At university I went backwards, resting too comfortably on familiar motifs as I re-trod past modes of making and expression, leaning this way and that towards or away from artists whose work I admired or resisted. I wrote about Hopper, Picasso, Minimalism and abstraction, thought about Raphael, Michelangelo and Rembrandt, and pushed paint about with a knife. Abstract Expressionism seemed important too.
After a year or more of close harmony painting with a blade I stopped, scaled things up, reintroduced the brush and the gesture and forged ahead in an attempt to resist the pull of the real, by which I meant the objectively observed. I was a serious student, and what I felt about the world – how it appeared to me – seemed more important than what it might in itself be. Much later I read Heidegger and understood the meaning of Lichtung (clearing) and the possibilities of disclosure in respect of the activity and the object of painting.
On graduating I was offered a position as a Research Fellow in drawing and painting, where, in terms of my work, three things occurred. First, I stopped painting in acrylic and took up oils full-time. Secondly, I shrank back the scale, working on boards instead of canvases. Thirdly, I reintroduced a single vantage—a space with horizon, ground and sky.
Fracture and dislocation, until then important to my practice, seemed now to be forms of dilution or ways around painterly problems. I’d learned this in part from my friend, the painter Daniel Pulman. The essence of Romanticism, as I saw it, positioned the subject singularly and foregrounded the lasting, loaded moment. I moved from a belief in expression per se to seeing my work as an attempt to reveal that which lies behind the appearance of things. At the same time I became acutely aware of a painting’s unusual form of immobility and of the necessity to take one’s own time to it.
I’m comfortable calling myself a landscape painter with a concern for abstraction, and I mobilise a range of motifs. My concern is mood, or what I think of now as (configured) place—terms bound inextricably together. Yet place has since evolved into two places:
2. The imagined immersion into that which constitutes an image
I draw from memory, allowing the image both lead and follow the processes of painting. Deliberate and involuntary memories come into play, and I rarely look beyond the paint when painting. Images come, go and transform—layers of paint obscuring and revealing what has been. I am a responder, surveying the composition, adjusting colours and tones, exaggerating and understating until I arrive at something that in its arriving gives me an impression of having determined itself. Only then is it free of me. Only then am I free to move on.

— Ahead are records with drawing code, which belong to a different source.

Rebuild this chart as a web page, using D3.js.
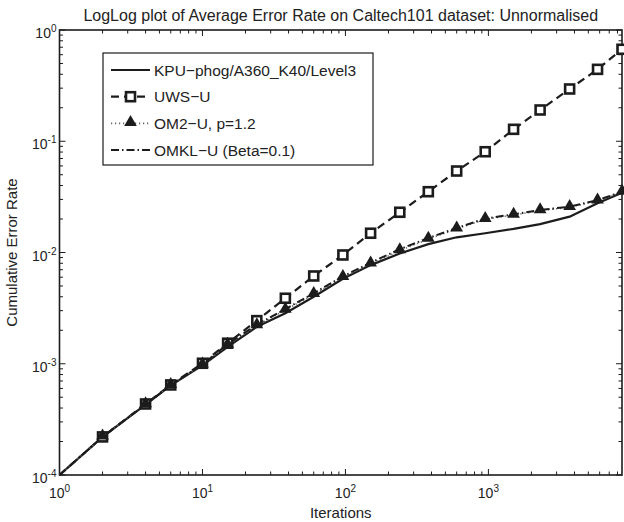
<!DOCTYPE html>
<html>
<head>
<meta charset="utf-8">
<script src="https://cdn.jsdelivr.net/npm/d3@7"></script>
<style>
  body { margin: 0; background: #fff; }
  text { font-family: "Liberation Sans", Arial, sans-serif; fill: #222; }
</style>
</head>
<body>
<div id="chart-area"></div>
<script>
// DATA
var iterations = [1, 2, 4, 6, 10, 15, 24, 38, 60, 96, 150, 240, 380, 600, 950, 1500, 2300, 3700, 5800, 8600];
var kpuErr  = [1e-4, 2.2e-4, 4.3e-4, 6.4e-4, 9.7e-4, 1.42e-3, 2.15e-3, 2.84e-3, 4.0e-3, 5.8e-3, 7.7e-3, 9.8e-3, 0.0119, 0.0137, 0.0149, 0.0163, 0.018, 0.021, 0.0277, 0.0345];
var uwsErr  = [1e-4, 2.2e-4, 4.35e-4, 6.45e-4, 1.01e-3, 1.53e-3, 2.44e-3, 3.88e-3, 6.15e-3, 9.5e-3, 0.0149, 0.023, 0.0352, 0.054, 0.0805, 0.128, 0.191, 0.295, 0.443, 0.671];
var om2Err  = [1e-4, 2.2e-4, 4.3e-4, 6.4e-4, 9.8e-4, 1.47e-3, 2.2e-3, 3.04e-3, 4.2e-3, 5.98e-3, 7.9e-3, 0.0104, 0.0132, 0.0163, 0.0199, 0.0217, 0.0238, 0.0255, 0.0292, 0.035];
var omklErr = [1e-4, 2.2e-4, 4.3e-4, 6.4e-4, 9.9e-4, 1.5e-3, 2.25e-3, 3.1e-3, 4.3e-3, 6.1e-3, 8.1e-3, 0.0107, 0.0135, 0.0166, 0.0202, 0.022, 0.0241, 0.0258, 0.0295, 0.0352];
var seriesNames = ["KPU\u2212phog/A360_K40/Level3", "UWS\u2212U", "OM2\u2212U, p=1.2", "OMKL\u2212U (Beta=0.1)"];
var xTickExps = [0, 1, 2, 3];
var yTickExps = [-4, -3, -2, -1, 0];

var width = 624;
var height = 522;
var margin = { top: 30, right: 2, bottom: 47, left: 59.5 };
var w = width - margin.left - margin.right;
var h = height - margin.top - margin.bottom;
var ink = "#1c1c1c";

var svg = d3.select("#chart-area")
    .append("svg")
    .attr("width", width)
    .attr("height", height);

var g = svg.append("g")
    .attr("transform", "translate(" + margin.left + "," + margin.top + ")");

// SCALES
var x = d3.scaleLog().domain([1, 8600]).range([0, w]);
var y = d3.scaleLog().domain([1e-4, 1]).range([h, 0]);

// minor + major ticks, matlab style (inside the box, all four sides)
var xTicks = [];
for (var e = 0; e <= 3; e++) {
    for (var m = 1; m <= 9; m++) {
        var v = m * Math.pow(10, e);
        if (v <= 8600) xTicks.push({ v: v, major: m === 1 });
    }
}
var yTicks = [];
for (var e2 = -4; e2 <= 0; e2++) {
    for (var m2 = 1; m2 <= 9; m2++) {
        var v2 = m2 * Math.pow(10, e2);
        if (v2 <= 1) yTicks.push({ v: v2, major: m2 === 1 });
    }
}

var tickG = g.append("g").attr("stroke", ink).attr("stroke-width", 1);
xTicks.forEach(function (t) {
    var len = t.major ? 6 : 3.5;
    tickG.append("line").attr("x1", x(t.v)).attr("x2", x(t.v)).attr("y1", h).attr("y2", h - len);
    tickG.append("line").attr("x1", x(t.v)).attr("x2", x(t.v)).attr("y1", 0).attr("y2", len);
});
yTicks.forEach(function (t) {
    var len = t.major ? 6 : 3.5;
    tickG.append("line").attr("x1", 0).attr("x2", len).attr("y1", y(t.v)).attr("y2", y(t.v));
    tickG.append("line").attr("x1", w).attr("x2", w - len).attr("y1", y(t.v)).attr("y2", y(t.v));
});

// box
g.append("rect")
    .attr("width", w)
    .attr("height", h)
    .attr("fill", "none")
    .attr("stroke", ink)
    .attr("stroke-width", 1.6);

// tick labels
xTickExps.forEach(function (p) {
    var t = g.append("text")
        .attr("x", x(Math.pow(10, p)))
        .attr("y", h + 23)
        .attr("text-anchor", "middle")
        .attr("font-size", "14px");
    t.append("tspan").text("10");
    t.append("tspan").attr("dy", -6).attr("font-size", "10px").text(p);
});
yTickExps.forEach(function (p) {
    var t = g.append("text")
        .attr("x", -3)
        .attr("y", y(Math.pow(10, p)) + 8)
        .attr("text-anchor", "end")
        .attr("font-size", "14px");
    t.append("tspan").text("10");
    t.append("tspan").attr("dy", -6).attr("font-size", "10px").text(p);
});

// axis labels + title
g.append("text")
    .attr("x", w / 2)
    .attr("y", h + 43)
    .attr("text-anchor", "middle")
    .attr("font-size", "15px")
    .text("Iterations");

g.append("text")
    .attr("x", -h / 2)
    .attr("y", -43)
    .attr("transform", "rotate(-90)")
    .attr("text-anchor", "middle")
    .attr("font-size", "15px")
    .text("Cumulative Error Rate");

g.append("text")
    .attr("x", w / 2)
    .attr("y", -9)
    .attr("text-anchor", "middle")
    .attr("font-size", "16px")
    .text("LogLog plot of Average Error Rate on Caltech101 dataset: Unnormalised");

// LINES
var series = [
    { name: seriesNames[0], vals: kpuErr,  dash: null,          color: ink,    sw: 2.2, marker: null },
    { name: seriesNames[1], vals: uwsErr,  dash: "8,5",         color: ink,    sw: 2.2, marker: "square" },
    { name: seriesNames[2], vals: om2Err,  dash: "1.2,2.8",     color: "#666", sw: 1.6, marker: "triangle" },
    { name: seriesNames[3], vals: omklErr, dash: "8,3,1.5,3",   color: ink,    sw: 2.0, marker: null }
];

var line = d3.line()
    .x((d) => x(d[0]))
    .y((d) => y(d[1]));

series.forEach(function (s) {
    var pts = iterations.map((it, i) => [it, s.vals[i]]);
    g.append("path")
        .datum(pts)
        .attr("d", line)
        .attr("fill", "none")
        .attr("stroke", s.color)
        .attr("stroke-width", s.sw)
        .attr("stroke-dasharray", s.dash);
});

function drawMarker(sel, type, cx, cy) {
    if (type === "square") {
        sel.append("rect")
            .attr("x", cx - 4.5).attr("y", cy - 4.5)
            .attr("width", 9).attr("height", 9)
            .attr("fill", "#fff")
            .attr("stroke", ink)
            .attr("stroke-width", 2.6);
    } else if (type === "triangle") {
        sel.append("path")
            .attr("d", d3.symbol().type(d3.symbolTriangle).size(70)())
            .attr("transform", "translate(" + cx + "," + (cy - 1) + ")")
            .attr("fill", ink);
    }
}

// markers drawn after all lines (skip the starting point)
series.forEach(function (s) {
    if (!s.marker) return;
    var mg = g.append("g");
    iterations.forEach(function (it, i) {
        if (i === 0) return;
        drawMarker(mg, s.marker, x(it), y(s.vals[i]));
    });
});

// LEGEND
var lg = svg.append("g").attr("transform", "translate(103,53)");
lg.append("rect")
    .attr("width", 270)
    .attr("height", 112)
    .attr("fill", "#fff")
    .attr("stroke", ink)
    .attr("stroke-width", 1.2);

series.forEach(function (s, i) {
    var ly = 17 + i * 26.7;
    lg.append("line")
        .attr("x1", 8).attr("x2", 47)
        .attr("y1", ly).attr("y2", ly)
        .attr("stroke", s.color)
        .attr("stroke-width", s.sw)
        .attr("stroke-dasharray", s.dash);
    if (s.marker) drawMarker(lg, s.marker, 27.5, ly);
    lg.append("text")
        .attr("x", 51)
        .attr("y", ly + 5.5)
        .attr("font-size", "15.5px")
        .text(s.name);
});
</script>
</body>
</html>
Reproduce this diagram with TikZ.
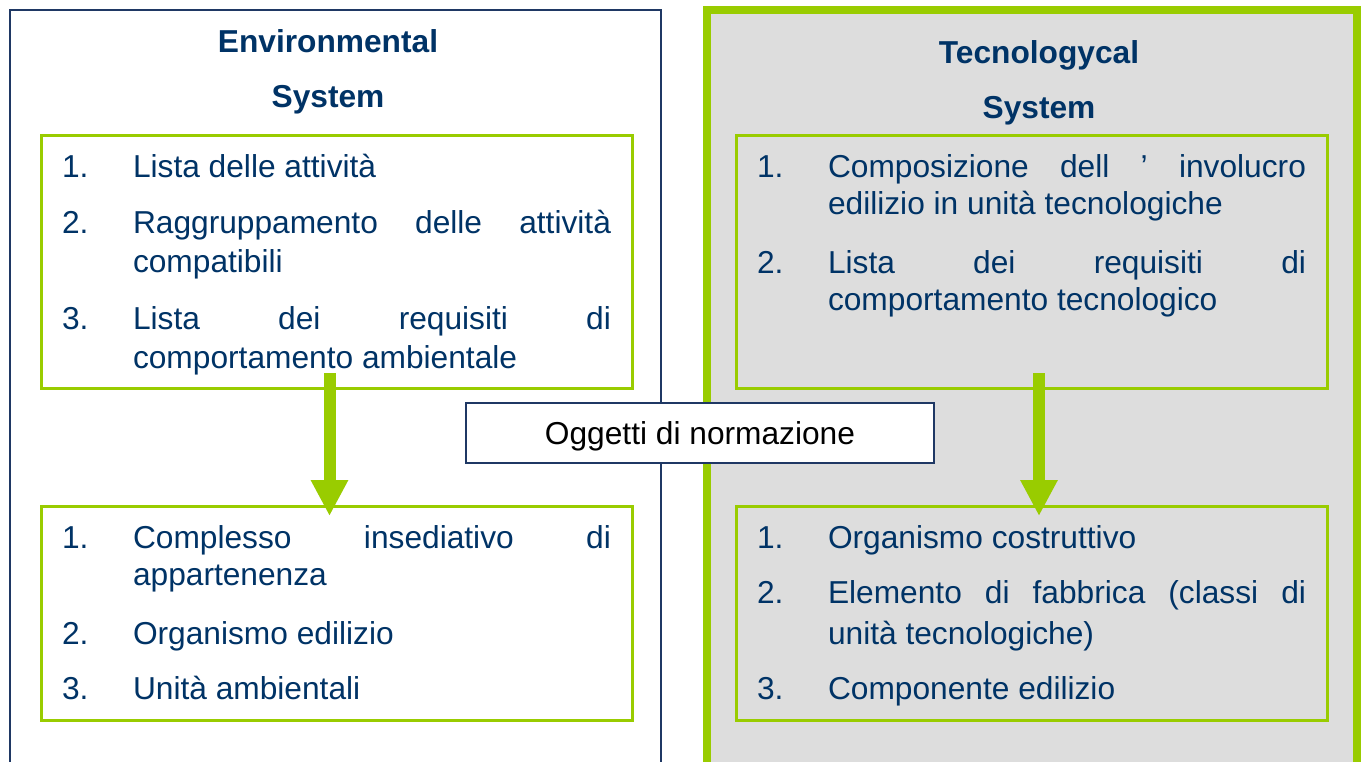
\documentclass[tikz,border=0pt]{standalone}
\usepackage{fontspec}
\setmainfont{Liberation Sans}
\usetikzlibrary{arrows.meta}
\definecolor{navy}{RGB}{0,51,102}
\definecolor{lime}{RGB}{153,204,0}
\definecolor{panelgray}{RGB}{221,221,221}
\definecolor{frameblue}{RGB}{31,56,100}
\newcommand{\jline}[1]{\makebox[478pt][s]{#1}}
\begin{document}
\begin{tikzpicture}[x=1pt,y=-1pt,
  txt/.style={font=\fontsize{31.7}{38}\selectfont, text=navy, inner sep=0pt, outer sep=0pt, anchor=base west},
  ttl/.style={font=\fontsize{31.7}{38}\selectfont\bfseries, text=navy, inner sep=0pt, outer sep=0pt, anchor=base},
  envframe/.style={draw=frameblue, line width=1.5pt, fill=white, inner sep=0pt, outer sep=0pt, anchor=north west},
  tecframe/.style={draw=lime, line width=8pt, fill=panelgray, inner sep=0pt, outer sep=0pt, anchor=north west},
  envlist/.style={draw=lime, line width=3pt, fill=white, inner sep=0pt, outer sep=0pt, anchor=north west, minimum width=591pt},
  teclist/.style={draw=lime, line width=3pt, inner sep=0pt, outer sep=0pt, anchor=north west, minimum width=591pt},
  flowarrow/.style={draw=lime, line width=12pt, -{Triangle[width=35pt,length=36pt]}},
  labelbox/.style={draw=frameblue, line width=1.5pt, fill=white, inner sep=0pt, outer sep=0pt,
    minimum width=468pt, minimum height=60pt, text height=22.7pt, text depth=0pt,
    font=\fontsize{31.7}{38}\selectfont, text=black}
]
\useasboundingbox (0,0) rectangle (1361,761);
\clip (0,0) rectangle (1361,761);

% outer frames
\node[envframe, minimum width=651pt, minimum height=800pt] (env) at (10,10) {};
\node[tecframe, minimum width=650pt, minimum height=800pt] (tec) at (707,10) {};

% titles
\node[ttl] (envt1) at (328,52) {Environmental};
\node[ttl] (envt2) at (328,107) {System};
\node[ttl] (tect1) at (1039,63) {Tecnologycal};
\node[ttl] (tect2) at (1039,118) {System};

% list boxes
\node[envlist, minimum height=253pt] (eb1) at (41,135) {};
\node[envlist, minimum height=214pt] (eb2) at (41,506) {};
\node[teclist, minimum height=253pt] (tb1) at (736,135) {};
\node[teclist, minimum height=214pt] (tb2) at (736,506) {};

% arrows
\draw[flowarrow] ([xshift=-7pt,yshift=15pt]eb1.south) -- ([xshift=-7pt,yshift=-10pt]eb2.north);
\draw[flowarrow] ([xshift=7.5pt,yshift=15pt]tb1.south) -- ([xshift=7.5pt,yshift=-10pt]tb2.north);

% label
\node[labelbox] (lab) at (700,433) {Oggetti di normazione};

% environmental list 1
\node[txt] (e1n1) at (62,177) {1.};
\node[txt] (e1t1) at (133,177) {Lista delle attività};
\node[txt] (e1n2) at (62,233) {2.};
\node[txt] (e1t2) at (133,233) {\jline{Raggruppamento delle attività}};
\node[txt] (e1t2b) at (133,272) {compatibili};
\node[txt] (e1n3) at (62,329) {3.};
\node[txt] (e1t3) at (133,329) {\jline{Lista dei requisiti di}};
\node[txt] (e1t3b) at (133,368) {comportamento ambientale};

% environmental list 2
\node[txt] (e2n1) at (62,548) {1.};
\node[txt] (e2t1) at (133,548) {\jline{Complesso insediativo di}};
\node[txt] (e2t1b) at (133,585) {appartenenza};
\node[txt] (e2n2) at (62,644) {2.};
\node[txt] (e2t2) at (133,644) {Organismo edilizio};
\node[txt] (e2n3) at (62,699) {3.};
\node[txt] (e2t3) at (133,699) {Unità ambientali};

% technological list 1
\node[txt] (t1n1) at (757,177) {1.};
\node[txt] (t1t1) at (828,177) {\jline{Composizione dell ’ involucro}};
\node[txt] (t1t1b) at (828,214) {edilizio in unità tecnologiche};
\node[txt] (t1n2) at (757,273) {2.};
\node[txt] (t1t2) at (828,273) {\jline{Lista dei requisiti di}};
\node[txt] (t1t2b) at (828,310) {comportamento tecnologico};

% technological list 2
\node[txt] (t2n1) at (757,548) {1.};
\node[txt] (t2t1) at (828,548) {Organismo costruttivo};
\node[txt] (t2n2) at (757,603) {2.};
\node[txt] (t2t2) at (828,603) {\jline{Elemento di fabbrica (classi di}};
\node[txt] (t2t2b) at (828,644) {unità tecnologiche)};
\node[txt] (t2n3) at (757,699) {3.};
\node[txt] (t2t3) at (828,699) {Componente edilizio};
\end{tikzpicture}
\end{document}
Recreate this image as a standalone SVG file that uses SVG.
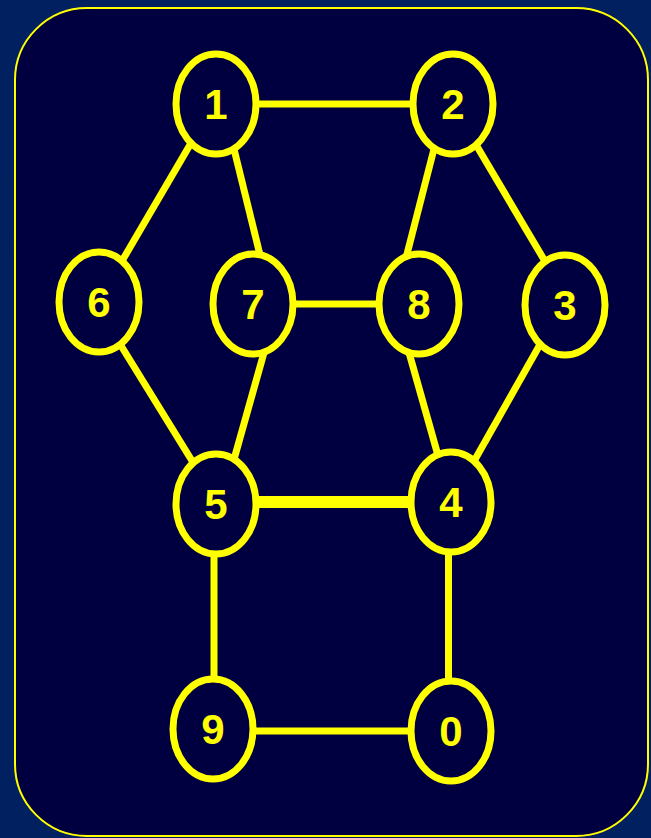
<svg xmlns="http://www.w3.org/2000/svg" width="651" height="838" viewBox="0 0 651 838">
<style>
.edge{stroke:#FFFF00;stroke-width:7;fill:none;stroke-linecap:butt}
.thick{stroke-width:12}
.node ellipse{fill:#000040;stroke:#FFFF00;stroke-width:7}
.node text{font-family:"Liberation Sans",Arial,sans-serif;font-weight:bold;font-size:42px;fill:#FFFF00;text-anchor:middle}
</style>
<rect x="0" y="0" width="651" height="838" fill="#002060"/>
<rect x="15" y="8" width="633" height="828" rx="72" ry="72" fill="#000040" stroke="#FFFF00" stroke-width="2"/>
<g id="connectors">
<line class="edge" x1="250" y1="104" x2="420" y2="104"/>
<line class="edge" x1="194" y1="138" x2="122" y2="261"/>
<line class="edge" x1="233" y1="145" x2="261" y2="259"/>
<line class="edge" x1="435" y1="145" x2="406" y2="258"/>
<line class="edge" x1="475" y1="143" x2="546" y2="263"/>
<line class="edge" x1="285" y1="304" x2="390" y2="304"/>
<line class="edge" x1="120" y1="344" x2="194" y2="464"/>
<line class="edge" x1="265" y1="349" x2="233" y2="463"/>
<line class="edge" x1="408" y1="349" x2="439" y2="459"/>
<line class="edge" x1="542" y1="341" x2="473" y2="463"/>
<line class="edge thick" x1="250" y1="502" x2="420" y2="502"/>
<line class="edge" x1="214" y1="545" x2="214" y2="690"/>
<line class="edge" x1="448.5" y1="545" x2="448.5" y2="690"/>
<line class="edge" x1="245" y1="731" x2="420" y2="731"/>
</g>
<g id="node1" class="node"><ellipse cx="216" cy="104" rx="40" ry="50"/><text x="216" y="119">1</text></g>
<g id="node2" class="node"><ellipse cx="453" cy="104" rx="40" ry="50"/><text x="453" y="119">2</text></g>
<g id="node6" class="node"><ellipse cx="99" cy="302" rx="40" ry="50"/><text x="99" y="317">6</text></g>
<g id="node7" class="node"><ellipse cx="253" cy="304" rx="40" ry="50"/><text x="253" y="319">7</text></g>
<g id="node8" class="node"><ellipse cx="419" cy="304" rx="40" ry="50"/><text x="419" y="319">8</text></g>
<g id="node3" class="node"><ellipse cx="565" cy="305" rx="40" ry="50"/><text x="565" y="320">3</text></g>
<g id="node5" class="node"><ellipse cx="216" cy="504" rx="40" ry="50"/><text x="216" y="519">5</text></g>
<g id="node4" class="node"><ellipse cx="451" cy="502" rx="40" ry="50"/><text x="451" y="517">4</text></g>
<g id="node9" class="node"><ellipse cx="213" cy="729" rx="40" ry="50"/><text x="213" y="744">9</text></g>
<g id="node0" class="node"><ellipse cx="451" cy="731" rx="40" ry="50"/><text x="451" y="746">0</text></g>
</svg>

I consider the support and its role within the work. To me the object of painting is something more than a mere carrier of an image. The support becomes animated by its covering and in tandem with it constitutes the entirety the work. It is the painted object that rests most firmly within the studio setting.
Philip Guston declared that ‘we are image-makers and image-ridden’. Yet in painting, the means by which an image takes shape, the material out of which it is fashioned, and the discrete form of its fashioning are bound to the language of representation. The image is never free of the paint out of which it is constructed, nor the paint unburdened by its inclination to conjure an image.
I used to liken paintings to the world, but now I liken the world to paintings. Paintings still move me more singularly than other things.